With Arcturus on the way this never really made sense to me. Arcturus appears to be a huuuuge chip, currently running at 1ghz in a lab apparently but no doubt destined to run much faster by release. And we know Vega is faster per mm and watt than RDNA in terms of compute anyway, so the 2 products seem to overlap with one being clearly better.
Now if it was RDNA 2 I could see it, look at our huge raytracing enabled chip with 96gb HBM2E is a pretty good pitch for VFX houses. You could easily get most scenes that would show up on like, a Netflix or HBO series in RAM, then hardware raytracing gets you 10x or more the render speed. But why there's, rumored at the very least, 2 DL HBM chips coming out in the same year for AMD is something I can't find logic in.
Arcturus (possibly the MI100) from what I've gleaned from various articles and code commits is a compute-oriented product, perhaps HPC-targeted more so than usual.
It has 128 CUs and no graphics command processor. Perhaps there is some hint to what limits GCN's scaling in the removal of the graphics command processor, while scaling compute. Perhaps there's a limit to how much the control logic can directly control for a single graphics context, while a compute device could scale out the number of ACEs with no expectation that they act in concert like a graphics card would.

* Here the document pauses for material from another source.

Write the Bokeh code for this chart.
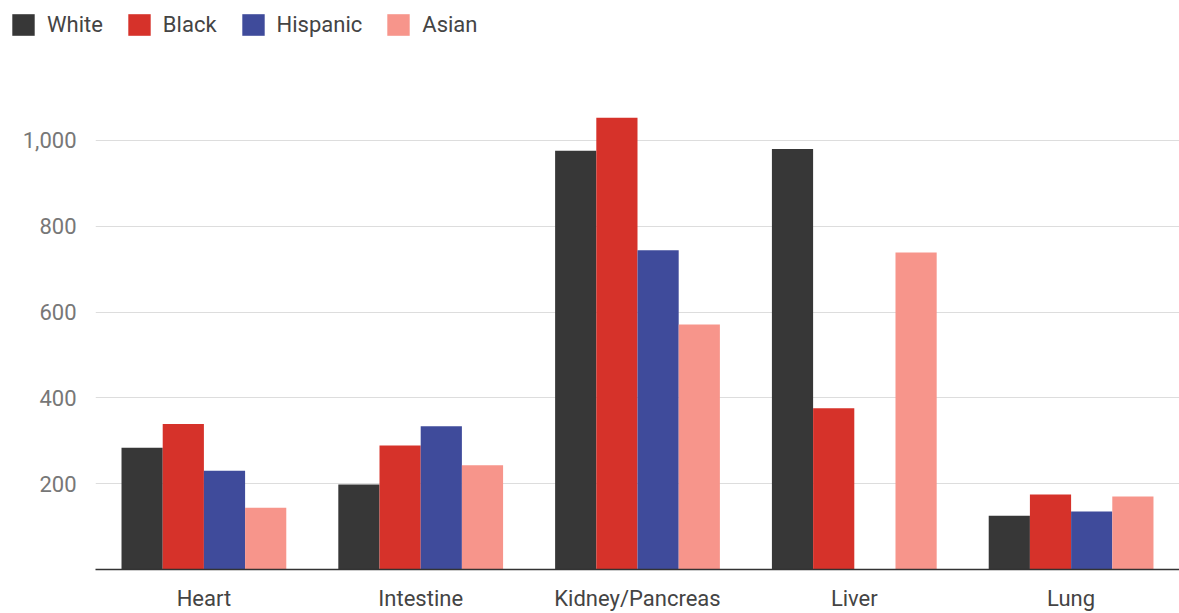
from bokeh.plotting import figure
from bokeh.models import FactorRange, Range1d, ColumnDataSource, Legend, LegendItem, NumeralTickFormatter, FixedTicker
from bokeh.transform import dodge
from bokeh.layouts import column
from bokeh.embed import file_html
from bokeh.resources import INLINE

organs = ["Heart", "Intestine", "Kidney/Pancreas", "Liver", "Lung"]
white = [284, 198, 976, 980, 125]
black = [339, 289, 1053, 376, 175]
hispanic = [230, 334, 744, 0, 135]
asian = [144, 243, 571, 739, 170]
series_names = ["White", "Black", "Hispanic", "Asian"]
colors = ["#373737", "#d6322a", "#3f4b9b", "#f7958b"]
y_ticks = [200, 400, 600, 800, 1000]

source = ColumnDataSource(dict(organ=organs, White=white, Black=black, Hispanic=hispanic, Asian=asian))

# Legend strip on top (its y range keeps the legend proxies out of view)
lg = figure(width=1179, height=50, x_range=FactorRange(*organs), y_range=Range1d(2000, 3000),
            x_axis_type=None, y_axis_type=None, output_backend="svg", toolbar_location=None,
            min_border_left=0, min_border_right=0, min_border_top=0, min_border_bottom=0)
lg.frame_align = False
lg.outline_line_color = None
lg.grid.grid_line_color = None
leg_renderers = []
for name, col in zip(series_names, colors):
    leg_renderers.append(lg.vbar(x="organ", top=name, width=0.1, source=source, fill_color=col, line_color=None))
legend = Legend(items=[LegendItem(label=n, renderers=[r]) for n, r in zip(series_names, leg_renderers)],
                orientation="horizontal", location=(9, 12),
                glyph_width=28, glyph_height=27, label_text_font="Roboto",
                label_text_font_size="22px", label_text_color="#444444",
                label_standoff=10, spacing=22, padding=0, margin=0,
                border_line_color=None, background_fill_alpha=0, label_height=27)
lg.add_layout(legend, "center")

p = figure(width=1179, height=563, x_range=FactorRange(*organs), y_range=Range1d(0, 1100),
           output_backend="svg", toolbar_location=None,
           min_border_left=95, min_border_right=0, min_border_top=47, min_border_bottom=40)
p.frame_align = False
p.outline_line_color = None
p.background_fill_color = "white"
p.border_fill_color = "white"

offsets = [-0.285, -0.095, 0.095, 0.285]
for name, col, off in zip(series_names, colors, offsets):
    p.vbar(x=dodge("organ", off, range=p.x_range), top=name, width=0.19, source=source,
           fill_color=col, line_color=None)

p.xaxis.axis_line_color = "#333333"
p.xaxis.axis_line_width = 1.5
p.xaxis.major_tick_line_color = None
p.xaxis.minor_tick_line_color = None
p.xaxis.major_tick_out = 0
p.xaxis.major_tick_in = 0
p.xaxis.major_label_text_font = "Roboto"
p.xaxis.major_label_text_font_size = "22px"
p.xaxis.major_label_text_color = "#444444"
p.xaxis.major_label_standoff = 16
p.xgrid.grid_line_color = None

p.yaxis.ticker = FixedTicker(ticks=y_ticks)
p.yaxis.formatter = NumeralTickFormatter(format="0,0")
p.yaxis.axis_line_color = None
p.yaxis.major_tick_line_color = None
p.yaxis.minor_tick_line_color = None
p.yaxis.major_tick_out = 0
p.yaxis.major_tick_in = 0
p.yaxis.major_label_text_font = "Roboto"
p.yaxis.major_label_text_font_size = "22px"
p.yaxis.major_label_text_color = "#777777"
p.yaxis.major_label_standoff = 19
p.ygrid.grid_line_color = "#dddddd"
p.ygrid.grid_line_width = 1

open("out.html", "w").write(file_html(column(lg, p, spacing=0), INLINE))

On top of that, there's an apparently new class of acceleration unit in addition to the vector hardware, perhaps some sort of large matrix multiply unit that might extend the machine learning instructions or general math capabilities for large compute. While I'd need to hunt down the reference, there's some code written to the effect that some portion of the clocking capability for boosting has been disabled, since there's going to be a lot of data movement and highly utilized silicon even at more modest clocks.
For instruction generation in the compiler, there is advice that while it is possible to issue vector instructions in parallel with the new accelerator instructions, it's discouraged due to the likelihood that the chip will throttle.
It will probably aim for lower clocks than prior GPUs, since it's going to have a lot more silicon active over a broad chip.
As for why it is released after RDNA, perhaps there are factors like the HPC contracts AMD is touting that would need the higher peak throughput but with somewhat reduced risk by sticking with a more familiar ISA and base architecture. RDNA has some unappetizing silicon bugs at this point, and its software support for RDNA is not good in compute.
The broader wavefronts and more coarse batch requirements may also be more acceptable for workloads dominated by very large matrix multiplies.
There are elements in RDNA that I would imagine could improve on Vega, but that might not be sufficient until RDNA is more mature.